Here are FIVE ways to make “the sex talk” tolerable (and maybe even great!)

1. Practice

Talk about it with your partner or you fellow mamas. I don’t mean make a script and run through it with your friends, I just mean talk about it. Talking about it normalizes it. Not that I’m suggesting normalizing kids having sex, just normalizing sex. Because, it is normal. It’s human. And our kids will probably do it! Eeeeeeek!!!!

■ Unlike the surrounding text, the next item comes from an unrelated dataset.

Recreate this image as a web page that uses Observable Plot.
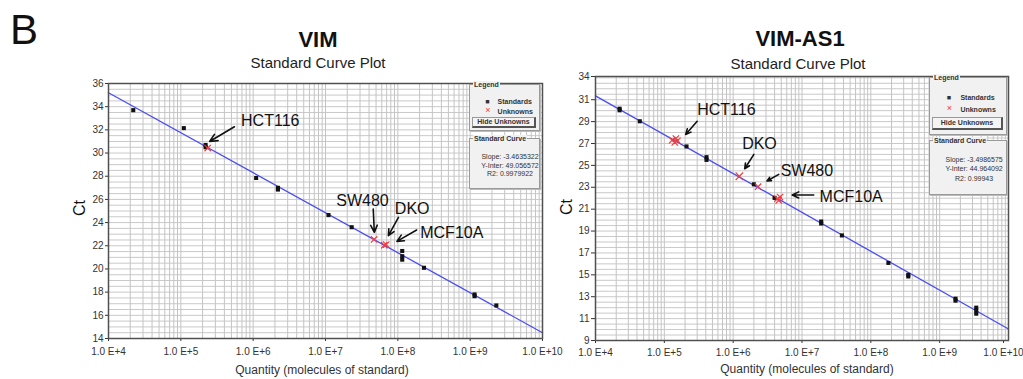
<!DOCTYPE html>
<html>
<head>
<meta charset="utf-8">
<script src="https://cdn.jsdelivr.net/npm/d3@7"></script>
<script src="https://cdn.jsdelivr.net/npm/@observablehq/plot@0.6"></script>
<style>
  body { margin: 0; background: #fff; }
  #wrap { position: relative; width: 1023px; height: 379px; overflow: hidden; font-family: "Liberation Sans", Arial, sans-serif; color: #111; }
  .abs { position: absolute; white-space: nowrap; line-height: 1; }
  .c { transform: translateX(-50%); }
  .box { position: absolute; background: #f1f1f1; border: 1px solid #9a9a9a; box-shadow: 1px 1px 0 #bbb; font-size: 7px; font-weight: bold; color: #333; }
  .box .ttl { position: absolute; left: 3px; top: -4px; background: #f1f1f1; padding: 0 1px; font-size: 7px; }
  .btn { position: absolute; border: 1px solid #999; border-right: 2px solid #555; border-bottom: 2px solid #555; background: #f4f4f4; text-align: center; font-size: 7px; }
</style>
</head>
<body>
<div id="wrap"></div>
<script>
// ---------------- data ----------------
const panelTitles = ["VIM", "VIM-AS1"];
const subTitle = "Standard Curve Plot";
const xTitle = "Quantity (molecules of standard)";
const yTitle = "Ct";

const xTicks = [1e4, 1e5, 1e6, 1e7, 1e8, 1e9, 1e10];
const xTickLabels = ["1.0 E+4", "1.0 E+5", "1.0 E+6", "1.0 E+7", "1.0 E+8", "1.0 E+9", "1.0 E+10"];

// VIM
const leftYTicks = [14, 16, 18, 20, 22, 24, 26, 28, 30, 32, 34, 36];
const leftYLabels = ["14", "16", "18", "20", "22", "24", "26", "28", "30", "32", "34", "36"];
const leftStdQ  = [2.2e4, 1.1e5, 2.2e5, 2.2e5, 1.1e6, 2.2e6, 2.2e6, 1.1e7, 2.3e7, 1.15e8, 1.15e8, 1.15e8, 2.3e8, 1.15e9, 1.15e9, 2.3e9];
const leftStdCt = [33.7, 32.15, 30.7, 30.5, 27.85, 27.0, 26.85, 24.65, 23.6, 21.55, 21.1, 20.8, 20.1, 17.8, 17.65, 16.85];
const leftUnkQ  = [2.35e5, 4.7e7, 6.5e7, 6.9e7];
const leftUnkCt = [30.43, 22.55, 22.05, 22.1];
const leftLineQ = [1e4, 1e10];
const leftLineCt = [35.2, 14.5];
const leftLabels = ["HCT116", "SW480", "DKO", "MCF10A"];
const leftLabelQ = [6.8e5, 1.41e7, 9.1e7, 2.04e8];
const leftLabelCt = [32.78, 25.9, 25.2, 23.13];
const leftArrowQ1 = [5.5e5, 4.57e7, 1.02e8, 1.82e8];
const leftArrowCt1 = [32.27, 25.17, 24.45, 23.36];
const leftArrowQ2 = [2.5e5, 4.73e7, 7.4e7, 9.7e7];
const leftArrowCt2 = [31.0, 23.16, 22.87, 22.38];
const leftCurve = ["Slope: -3.4635322", "Y-Inter: 49.056572", "R2: 0.9979922"];

// VIM-AS1
const rightYTicks = [9, 11, 13, 15, 17, 19, 21, 23, 25, 27, 29, 31, 33.12];
const rightYLabels = ["9", "11", "13", "15", "17", "19", "21", "23", "25", "27", "29", "31", "34"];
const rightStdQ  = [2.24e4, 2.24e4, 4.4e4, 2.1e5, 4.1e5, 4.1e5, 2.0e6, 4.0e6, 1.9e7, 1.9e7, 3.8e7, 1.8e8, 3.5e8, 3.5e8, 1.7e9, 1.7e9, 3.4e9, 3.4e9, 3.4e9];
const rightStdCt = [30.18, 30.03, 29.03, 26.73, 25.75, 25.5, 23.27, 22.03, 19.87, 19.69, 18.6, 16.09, 15.0, 14.85, 12.82, 12.64, 12.0, 11.75, 11.45];
const rightUnkQ  = [1.3e5, 1.42e5, 1.55e5, 1.47e5, 1.23e6, 2.3e6, 4.4e6, 4.8e6, 4.6e6];
const rightUnkCt = [27.3, 27.1, 27.25, 27.45, 24.0, 23.05, 21.95, 22.1, 21.8];
const rightUnkSize = [4, 4, 4, 4, 5.5, 4, 4, 4, 4];
const rightLineQ = [1e4, 1e10];
const rightLineCt = [31.35, 10.05];
const rightLabels = ["HCT116", "DKO", "SW480", "MCF10A"];
const rightLabelQ = [3.0e5, 1.35e6, 4.9e6, 1.8e7];
const rightLabelCt = [30.03, 26.96, 24.48, 22.15];
const rightArrowQ1 = [3.0e5, 2.0e6, 4.6e6, 1.48e7];
const rightArrowCt1 = [29.03, 26.0, 24.18, 22.3];
const rightArrowQ2 = [2.04e5, 1.47e6, 3.1e6, 7.2e6];
const rightArrowCt2 = [27.82, 24.69, 23.57, 22.3];
const rightCurve = ["Slope: -3.4986575", "Y-Inter: 44.964092", "R2: 0.99943"];

const legendItems = ["Standards", "Unknowns"];
const legendButton = "Hide Unknowns";

// ---------------- drawing ----------------
const wrap = document.getElementById("wrap");
const xMinor = d3.range(4, 10).flatMap(e => d3.range(1, 10).map(m => m * 10 ** e)).concat([1e10]);
const fmtX = d => xTickLabels[xTicks.indexOf(d)];

function panel(cfg) {
  const std = cfg.stdQ.map((q, i) => ({q, ct: cfg.stdCt[i]}));
  const unk = cfg.unkQ.map((q, i) => ({q, ct: cfg.unkCt[i], r: cfg.unkSize ? cfg.unkSize[i] : 4}));
  const line = cfg.lineQ.map((q, i) => ({q, ct: cfg.lineCt[i]}));
  const ann = cfg.labels.map((t, i) => ({t, q: cfg.labelQ[i], ct: cfg.labelCt[i],
    q1: cfg.aQ1[i], c1: cfg.aC1[i], q2: cfg.aQ2[i], c2: cfg.aC2[i]}));
  const yGrid = d3.range(cfg.yDomain[0], cfg.yDomain[1] + 0.001, 0.5);
  const chart = Plot.plot({
    width: cfg.width, height: 379,
    marginLeft: cfg.ml, marginRight: cfg.mr, marginTop: cfg.mt, marginBottom: cfg.mb,
    style: {fontFamily: '"Liberation Sans", Arial, sans-serif', fontSize: "10px", color: "#333", background: "transparent", overflow: "visible"},
    x: {type: "log", domain: [1e4, 1e10], label: null},
    y: {domain: cfg.yDomain, ticks: cfg.yTicks, tickFormat: d => cfg.yLabels[cfg.yTicks.indexOf(d)], tickSize: cfg.yts, tickPadding: cfg.ypad, label: null},
    marks: [
      Plot.frame({fill: "#fff", stroke: "none"}),
      Plot.ruleY(yGrid, {stroke: "#c9c9c9", strokeWidth: 1}),
      Plot.ruleX(xMinor, {stroke: "#c4c4c4", strokeWidth: 1}),
      Plot.axisX(xTicks.slice(0, -1), {tickFormat: fmtX, tickSize: 3, tickPadding: cfg.xpad, label: null}),
      Plot.axisX(xTicks.slice(-1), {tickFormat: fmtX, tickSize: 3, tickPadding: cfg.xpad, label: null, dx: cfg.lastDx}),
      Plot.line(line, {x: "q", y: "ct", stroke: "#4a4cf5", strokeWidth: 1.3}),
      Plot.dot(std, {x: "q", y: "ct", symbol: "square", r: 2.3, fill: "#111", stroke: "none"}),
      Plot.dot(unk, {x: "q", y: "ct", symbol: "times", r: "r", stroke: "#f23a3a", strokeWidth: 1.2}),
      Plot.arrow(ann, {x1: "q1", y1: "c1", x2: "q2", y2: "c2", stroke: "#111", strokeWidth: 1.6, headLength: 8, headAngle: 50}),
      Plot.text(ann, {x: "q", y: "ct", text: "t", textAnchor: "start", fontSize: 16, fill: "#111"}),
      Plot.frame({stroke: "#505050", strokeWidth: 1.5})
    ]
  });
  chart.style.position = "absolute";
  chart.style.left = cfg.left + "px";
  chart.style.top = "0px";
  wrap.appendChild(chart);
}

// left panel
panel({left: 0, width: 560, ml: 108, mr: 18, mt: 83, mb: 41, xpad: 6, yts: 3, ypad: 2, lastDx: 0,
  yDomain: [14, 36], yTicks: leftYTicks, yLabels: leftYLabels,
  stdQ: leftStdQ, stdCt: leftStdCt, unkQ: leftUnkQ, unkCt: leftUnkCt,
  lineQ: leftLineQ, lineCt: leftLineCt,
  labels: leftLabels, labelQ: leftLabelQ, labelCt: leftLabelCt,
  aQ1: leftArrowQ1, aC1: leftArrowCt1, aQ2: leftArrowQ2, aC2: leftArrowCt2});
// right panel
panel({left: 560, width: 463, ml: 35, mr: 15, mt: 76, mb: 39, xpad: 5, yts: 4, ypad: 2, lastDx: -5,
  yDomain: [9, 33.12], yTicks: rightYTicks, yLabels: rightYLabels,
  stdQ: rightStdQ, stdCt: rightStdCt, unkQ: rightUnkQ, unkCt: rightUnkCt, unkSize: rightUnkSize,
  lineQ: rightLineQ, lineCt: rightLineCt,
  labels: rightLabels, labelQ: rightLabelQ, labelCt: rightLabelCt,
  aQ1: rightArrowQ1, aC1: rightArrowCt1, aQ2: rightArrowQ2, aC2: rightArrowCt2});

// texts
function txt(s, x, y, css, center = true) {
  const d = document.createElement("div");
  d.className = "abs" + (center ? " c" : "");
  d.textContent = s;
  d.style.left = x + "px"; d.style.top = y + "px";
  Object.assign(d.style, css);
  wrap.appendChild(d);
  return d;
}
txt("B", 10, 8.5, {fontSize: "42px"}, false);
txt(panelTitles[0], 318, 28.5, {fontSize: "22px", fontWeight: "bold"});
txt(subTitle, 318, 55, {fontSize: "15px", color: "#222"});
txt(panelTitles[1], 800, 28, {fontSize: "22px", fontWeight: "bold"});
txt(subTitle, 798, 56.3, {fontSize: "15px", color: "#222"});
txt(xTitle, 322, 364, {fontSize: "12px", color: "#333"});
txt(xTitle, 807, 362.5, {fontSize: "12px", color: "#333"});
txt(yTitle, 80, 200, {fontSize: "16px", transform: "translateX(-50%) rotate(-90deg)"});
txt(yTitle, 567, 199, {fontSize: "16px", transform: "translateX(-50%) rotate(-90deg)"});

// legend / standard-curve boxes
function boxes(x, y, w, h1, gap, h2, curve) {
  const b1 = document.createElement("div");
  b1.className = "box";
  Object.assign(b1.style, {left: x + "px", top: y + "px", width: w + "px", height: h1 + "px"});
  b1.innerHTML = `<div class="ttl">Legend</div>
    <div class="abs" style="left:${w*0.22}px;top:${h1*0.28}px;font-size:7px;">&#9632;</div>
    <div class="abs" style="left:${w*0.4}px;top:${h1*0.28}px;font-size:7px;">${legendItems[0]}</div>
    <div class="abs" style="left:${w*0.22}px;top:${h1*0.47}px;font-size:9px;color:#f33;font-weight:normal;">&#215;</div>
    <div class="abs" style="left:${w*0.4}px;top:${h1*0.5}px;font-size:7px;">${legendItems[1]}</div>
    <div class="btn" style="left:2px;top:${h1*0.7}px;width:${w-8}px;height:${h1*0.18}px;line-height:${h1*0.18}px;">${legendButton}</div>`;
  wrap.appendChild(b1);
  const b2 = document.createElement("div");
  b2.className = "box";
  Object.assign(b2.style, {left: x + "px", top: (y + h1 + gap) + "px", width: w + "px", height: h2 + "px"});
  b2.innerHTML = `<div class="ttl">Standard Curve</div>` + curve.map((s, i) =>
    `<div class="abs" style="left:${w*0.58}px;top:${h2*0.28 + i*h2*0.18}px;font-size:7px;font-weight:normal;transform:translateX(-50%);">${s}</div>`).join("");
  wrap.appendChild(b2);
}
boxes(469, 84, 69, 45, 9, 49, leftCurve);
boxes(929, 77, 76, 56, 7, 53, rightCurve);
</script>
</body>
</html>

According to the Guttmacher Institute, a think-tank focused on sexual and reproductive health, 7 in 10 Americans have had sex by their 19th birthday. And that doesn’t mean wait until they’re 18 to talk about it!

2. Read

Girls and Sex: Navigating the Complicated New Landscape by Peggy Orenstein is an enlightening read. It’s Perfectly Normal by Robbie H. Harris is a wonderful resource for kids ten and up. Also, read what your kids are reading! As they get older the concepts in their books get more mature and offer excellent opportunities for talking about sex and intimacy in a way that is not squirmy; you’re just talking about book characters, after all. 

3. Make Time

Allow some time during the week that is just you and your kiddo. My daughter has started coming into the kitchen while I make dinner, and we chat. It started organically. One evening I called her in to talk about something that had happened with one of her friends, and the conversation blossomed. She now comes in on her own to talk about the tricky stuff. We have thirty minutes that is just us. It’s lovely. And because I’m cooking there is not a lot of eye contact, which makes things less intense. I’ve heard friends say that instead of sending their middle schooler on the bus, they trap them in the car for the twenty minute drive so that they have time alone to talk. Brilliant!

4. Listen

Without judgement. Let them talk and you listen. Be ok with long pauses and moments of silence. Your child just may fill them up with interesting snippets of life. 

5. Make it an Ongoing Convo

Understand that this is not a one and done. These conversations will continue, they will grow on each other, you’ll revisit the same topics again and again. What they are ready to hear right now will be different than what they are ready to hear in six months. Laying a foundation now for open, honest, judgement-free conversation sets us up to be a person that our babies can come to when things get really confusing and difficult. 

If we prove that we can answer those hard questions without being weird, that we are in fact a wealth of useful information, they will be more apt to come to us instead of their ill-informed peers (kids who teach “health class” or provide string cheese demos).

How do you talk to your kids about sex?